The public announcent will be made aboard the USS Wisconsin later this morning in Norfolk, but the Romney campaign confirmed reports that first surfaced late Friday night in a phone app posting.
“Mitt’s Choice for VP is Paul Ryan,” the posting read.
The pick is a high-stakes strategic move that sharpens the ideological contrast between the two presidential campaigns when it comes to the role of government, the stewardship of the economy and the direction of the country.
Romney was scheduled to campaign with his vice-presidential choice Saturday in Virginia, beginning the day – tellingly – at the USS Wisconsin in Norfolk.
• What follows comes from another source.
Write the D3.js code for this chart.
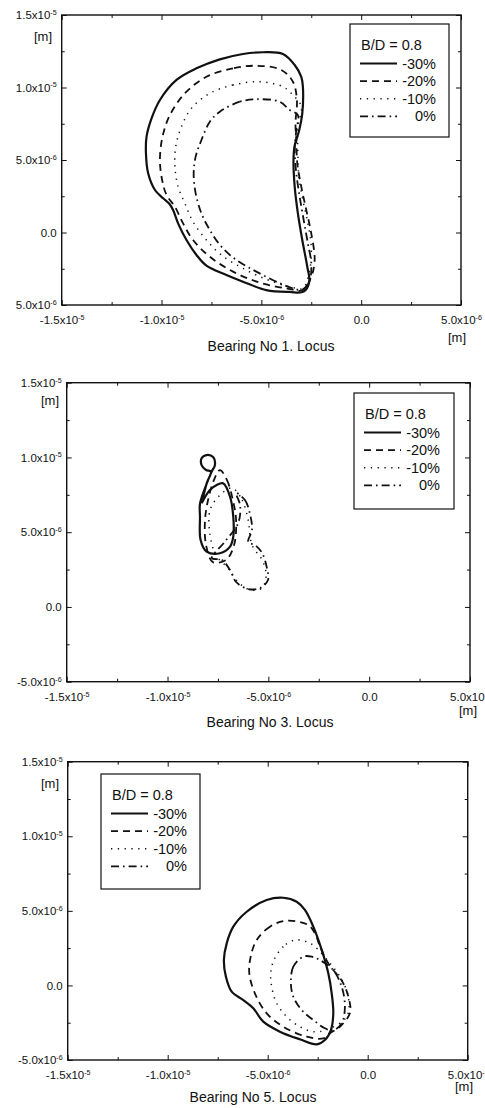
<!DOCTYPE html>
<html><head><meta charset="utf-8">
<script src="https://cdn.jsdelivr.net/npm/d3@7"></script>
<style>
body{margin:0;background:#fff}
svg{display:block}
text{font-family:"Liberation Sans",Arial,sans-serif;fill:#111}
</style>
</head><body>
<svg id="c" width="485" height="1108"></svg>
<script>
// ---- data (values in micrometres, i.e. x10^-6 m) ----
const seriesNames = ["-30%", "-20%", "-10%", "0%"];
const legendTitle = "B/D = 0.8";
const titles = ["Bearing No 1. Locus", "Bearing No 3. Locus", "Bearing No 5. Locus"];
const xTickValues = [-15, -10, -5, 0, 5];
const xTickLabels = [["-1.5x10","-5"],["-1.0x10","-5"],["-5.0x10","-6"],["0.0",""],["5.0x10","-6"]];
const yTickValues = [-5, 0, 5, 10, 15];
const yTickLabelsB1 = [["5.0x10","-6"],["0.0",""],["5.0x10","-6"],["1.0x10","-5"],["1.5x10","-5"]];
const yTickLabels = [["-5.0x10","-6"],["0.0",""],["5.0x10","-6"],["1.0x10","-5"],["1.5x10","-5"]];
const xMinor = [-12.5, -7.5, -2.5, 2.5];
const yMinor = [-2.5, 2.5, 7.5, 12.5];
const unitLabel = "[m]";

// Bearing No 1
const b1_m30 = [[-2.88,-4.08],[-3.59,-4.1],[-4.75,-3.97],[-5.92,-3.39],[-6.75,-2.93],[-7.75,-2.29],[-8.25,-1.55],[-8.75,-0.52],[-9.17,0.63],[-9.42,1.55],[-9.6,1.97],[-9.92,2.36],[-10.33,2.93],[-10.67,4.08],[-10.78,5.46],[-10.75,6.61],[-10.5,7.87],[-10.08,9.14],[-9.25,10.52],[-8.25,11.32],[-7.08,11.94],[-5.92,12.31],[-4.92,12.43],[-3.92,12.31],[-3.33,11.55],[-3.0,10.74],[-2.92,10.06],[-2.95,8.22],[-3.1,7.07],[-3.33,6.0],[-3.39,5.0],[-3.33,3.16],[-3.17,1.32],[-2.95,-0.52],[-2.7,-2.36],[-2.6,-3.4]];
const b1_m20 = [[-5.25,11.5],[-6.42,11.32],[-7.75,10.74],[-8.83,9.6],[-9.58,8.1],[-9.95,6.61],[-10.08,5.0],[-9.97,3.62],[-9.75,2.59],[-9.33,1.78],[-8.92,0.63],[-8.42,-0.52],[-7.58,-1.67],[-6.42,-2.7],[-5.08,-3.46],[-3.75,-3.85],[-2.92,-3.97],[-2.5,-3.05],[-2.33,-1.9],[-2.5,-0.06],[-2.75,1.55],[-3.0,3.16],[-3.2,4.77],[-3.25,6.38],[-3.29,7.53],[-3.22,9.14],[-3.42,10.4],[-4.0,11.21]];
const b1_m10 = [[-5.08,10.4],[-6.42,10.17],[-7.58,9.6],[-8.5,8.57],[-9.0,7.3],[-9.29,5.92],[-9.33,4.54],[-9.17,3.16],[-8.83,2.01],[-8.42,0.74],[-7.75,-0.52],[-7.0,-1.55],[-5.92,-2.47],[-4.75,-3.23],[-3.58,-3.74],[-2.92,-3.85],[-2.58,-2.59],[-2.5,-0.98],[-2.67,0.63],[-2.92,2.24],[-3.12,3.85],[-3.17,5.46],[-3.17,7.3],[-3.0,8.68],[-3.42,9.48],[-3.92,10.06]];
const b1_0 = [[-5.25,9.19],[-6.08,9.02],[-7.08,8.33],[-7.58,7.64],[-8.0,6.38],[-8.29,5.23],[-8.39,4.08],[-8.29,2.7],[-8.0,1.32],[-7.58,0.17],[-7.0,-0.98],[-6.25,-1.9],[-5.25,-2.7],[-4.08,-3.5],[-3.42,-3.85],[-2.95,-3.95],[-2.58,-3.28],[-2.5,-2.13],[-2.67,-0.75],[-2.88,0.86],[-3.08,2.47],[-3.25,4.08],[-3.33,5.69],[-3.25,7.07],[-3.17,8.1],[-3.58,8.45],[-4.08,9.02]];

// Bearing No 3
const b3_m30 = [[-8.31,6.93],[-8.05,8.3],[-7.85,9.05],[-8.09,9.16],[-8.31,9.49],[-8.31,9.94],[-8.06,10.16],[-7.73,10.01],[-7.65,9.49],[-7.81,9.05],[-8.1,8.1],[-8.39,6.9],[-8.39,6.04],[-8.36,4.48],[-8.06,3.7],[-7.4,3.59],[-6.9,4.03],[-6.74,4.7],[-6.74,6.04],[-6.9,7.37],[-7.24,8.27],[-7.56,8.16],[-7.9,7.82],[-8.31,6.93]];
const b3_m20 = [[-7.4,9.15],[-7.05,8.48],[-6.76,7.15],[-6.6,5.81],[-6.7,4.14],[-7.1,3.14],[-7.75,3.0],[-8.09,4.14],[-8.14,5.81],[-7.99,7.15],[-7.7,8.48]];
const b3_m10 = [[-6.8,7.96],[-6.3,7.15],[-6.0,5.81],[-5.81,4.14],[-5.31,3.14],[-5.11,2.14],[-5.31,1.27],[-5.9,1.14],[-6.5,1.67],[-7.0,2.6],[-7.6,3.47],[-7.89,4.81],[-7.89,6.48],[-7.4,7.48]];
const b3_0 = [[-6.6,7.62],[-6.16,7.15],[-5.9,6.15],[-5.81,5.15],[-6.0,4.34],[-5.66,4.14],[-5.31,3.61],[-5.07,2.6],[-5.02,1.8],[-5.4,1.27],[-6.0,1.2],[-6.6,1.67],[-6.9,2.47],[-7.3,3.14],[-7.8,3.27],[-7.2,4.3],[-6.5,5.6],[-6.4,6.8]];

// Bearing No 5
const b5_m30 = [[-4.22,5.88],[-5.05,5.73],[-6.05,4.94],[-6.72,3.94],[-7.05,2.82],[-7.19,1.7],[-7.09,0.59],[-6.8,-0.42],[-6.22,-0.98],[-5.72,-1.53],[-5.22,-2.43],[-4.39,-3.1],[-3.39,-3.61],[-2.55,-3.95],[-2.14,-3.66],[-1.84,-2.99],[-1.72,-1.87],[-1.8,-0.53],[-1.97,0.81],[-2.3,2.38],[-2.72,3.94],[-3.14,5.06],[-3.55,5.61]];
const b5_m20 = [[-4.05,4.34],[-4.89,3.94],[-5.55,3.05],[-5.85,1.93],[-5.92,0.81],[-5.64,-0.53],[-5.05,-1.87],[-4.22,-2.77],[-3.05,-3.44],[-2.22,-3.55],[-1.89,-3.21],[-1.39,-2.77],[-0.89,-1.87],[-0.89,-1.2],[-1.22,0.14],[-1.97,1.48],[-2.38,2.6],[-2.64,3.49],[-2.97,4.05]];
const b5_m10 = [[-3.64,3.05],[-4.22,2.6],[-4.69,1.7],[-4.85,0.81],[-4.8,-0.09],[-4.55,-1.2],[-4.05,-2.1],[-3.39,-2.77],[-2.72,-3.1],[-2.1,-3.0],[-1.05,-2.1],[-0.97,-0.76],[-1.39,0.59],[-1.89,1.48],[-2.64,2.6],[-3.05,2.93]];
const b5_0 = [[-3.22,1.93],[-3.72,1.26],[-3.84,0.14],[-3.72,-0.76],[-3.3,-1.65],[-2.72,-2.32],[-2.14,-2.87],[-1.7,-3.0],[-1.3,-2.54],[-1.14,-1.43],[-1.3,-0.09],[-1.72,1.03],[-2.39,1.7],[-2.8,1.93]];

// ---- layout ----
const styles = [
  {w: 2.2, dash: null},
  {w: 1.8, dash: "7,5"},
  {w: 1.5, dash: "1.3,5.5"},
  {w: 1.8, dash: "8,4,1.6,4"}
];
const panels = [
  {L:61.7, R:461, T:15, B:305, series:[b1_m30,b1_m20,b1_m10,b1_0], closed:[true,true,true,true],
   yLab:yTickLabelsB1, title:titles[0], titleX:271, titleY:351, unitX:[457,342], unitY:[43,41], legend:[350,24,99,113]},
  {L:66.7, R:470, T:382.7, B:681.7, series:[b3_m30,b3_m20,b3_m10,b3_0], closed:[false,true,true,true],
   yLab:yTickLabels, title:titles[1], titleX:270, titleY:727, unitX:[468,715], unitY:[50,405], legend:[354,393,100,116]},
  {L:67.7, R:467.7, T:761.7, B:1060, series:[b5_m30,b5_m20,b5_m10,b5_0], closed:[true,true,true,true],
   yLab:yTickLabels, title:titles[2], titleX:253, titleY:1102, unitX:[464,1091], unitY:[50,788], legend:[101,774,99,115]}
];

const svg = d3.select("#c");
const FONT = '"Liberation Sans",Arial,sans-serif';

function labelTicks(sel, labels) {
  sel.selectAll(".tick text").each(function(d, i) {
    const t = d3.select(this);
    t.text(labels[i][0]);
    if (labels[i][1]) t.append("tspan").attr("dy", "-0.6em").attr("font-size", "0.62em").text(labels[i][1]);
  });
}
function styleAxis(g) {
  g.attr("font-size", 11.5).attr("font-family", FONT);
  g.select(".domain").remove();
  g.selectAll(".tick line").attr("stroke", "#111").attr("stroke-width", 1);
  g.selectAll(".tick text").attr("fill", "#111");
}

panels.forEach(p => {
  const x = d3.scaleLinear().domain([-15, 5]).range([p.L, p.R]);
  const y = d3.scaleLinear().domain([-5, 15]).range([p.B, p.T]);
  const g = svg.append("g");

  // major + minor ticks, inward on all four sides
  const gb = g.append("g").attr("transform", `translate(0,${p.B})`)
    .call(d3.axisBottom(x).tickValues(xTickValues).tickSizeInner(-5).tickSizeOuter(0).tickPadding(11).tickFormat(""));
  styleAxis(gb); labelTicks(gb, xTickLabels);
  const gl = g.append("g").attr("transform", `translate(${p.L},0)`)
    .call(d3.axisLeft(y).tickValues(yTickValues).tickSizeInner(-5).tickSizeOuter(0).tickPadding(5).tickFormat(""));
  styleAxis(gl); labelTicks(gl, p.yLab);
  const others = [
    [d3.axisBottom(x).tickValues(xMinor).tickSizeInner(-3), `translate(0,${p.B})`],
    [d3.axisTop(x).tickValues(xTickValues).tickSizeInner(-5), `translate(0,${p.T})`],
    [d3.axisTop(x).tickValues(xMinor).tickSizeInner(-3), `translate(0,${p.T})`],
    [d3.axisLeft(y).tickValues(yMinor).tickSizeInner(-3), `translate(${p.L},0)`],
    [d3.axisRight(y).tickValues(yTickValues).tickSizeInner(-5), `translate(${p.R},0)`],
    [d3.axisRight(y).tickValues(yMinor).tickSizeInner(-3), `translate(${p.R},0)`]
  ];
  others.forEach(([ax, tr]) => {
    const a = g.append("g").attr("transform", tr).call(ax.tickSizeOuter(0).tickFormat(""));
    styleAxis(a);
  });

  // frame
  g.append("rect").attr("x", p.L).attr("y", p.T).attr("width", p.R - p.L).attr("height", p.B - p.T)
    .attr("fill", "none").attr("stroke", "#111").attr("stroke-width", 1.4);

  // loci
  p.series.forEach((s, i) => {
    const line = d3.line().x(d => x(d[0])).y(d => y(d[1]))
      .curve(p.closed[i] ? d3.curveCatmullRomClosed.alpha(0.5) : d3.curveCatmullRom.alpha(0.5));
    g.append("path").attr("d", line(s)).attr("fill", "none").attr("stroke", "#111")
      .attr("stroke-width", styles[i].w).attr("stroke-dasharray", styles[i].dash)
      .attr("stroke-linejoin", "round");
  });

  // units and title
  g.append("text").attr("x", p.unitY[0]).attr("y", p.unitY[1]).attr("text-anchor", "middle")
    .attr("font-size", 13).text(unitLabel);
  g.append("text").attr("x", p.unitX[0]).attr("y", p.unitX[1]).attr("text-anchor", "middle")
    .attr("font-size", 13).text(unitLabel);
  g.append("text").attr("x", p.titleX).attr("y", p.titleY).attr("text-anchor", "middle")
    .attr("font-size", 14).text(p.title);

  // legend
  const [lx, ly, lw, lh] = p.legend;
  const lg = g.append("g");
  lg.append("rect").attr("x", lx).attr("y", ly).attr("width", lw).attr("height", lh)
    .attr("fill", "#fff").attr("stroke", "#111").attr("stroke-width", 1.2);
  lg.append("text").attr("x", lx + 11).attr("y", ly + 26).attr("font-size", 14.5).text(legendTitle);
  seriesNames.forEach((name, i) => {
    const yy = ly + 39.5 + i * 17.6;
    lg.append("line").attr("x1", lx + 10).attr("x2", lx + 47).attr("y1", yy).attr("y2", yy)
      .attr("stroke", "#111").attr("stroke-width", styles[i].w).attr("stroke-dasharray", styles[i].dash);
    lg.append("text").attr("x", lx + 86).attr("y", yy + 5).attr("text-anchor", "end")
      .attr("font-size", 14.5).text(name);
  });
});
</script>
</body></html>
In Ryan, Romney would be turning to perhaps his party’s most influential politician on economic and budget policy, a huge favorite of pro-business and free-market conservatives, a personable policy wonk and energetic campaigner, and the architect of two deeply controversial federal budget plans that sharply scale back social spending and health care entitlements.
Romney’s already been accused of murder this week. So he’s going with an easy target to save time for the Democrats. This is tame stuff for what we expect to be coming.
Unlike Barack Obama and Joe Biden and their extensive private sector history, Democrats point out Ryan doesn’t have much.
For one thing, Ryan has no significant private-sector experience. Besides summer jobs working at McDonald’s or at his family’s construction company, or waiting tables as a young Washington staffer, Ryan has none of the business-world experience Romney frequently touts as essential for governing. In the run-up to his first campaign for Congress, in 1998, that gap was enough of a concern for Ryan that he briefly became a “marketing consultant” at the family business, an obvious bit of résumé puffing.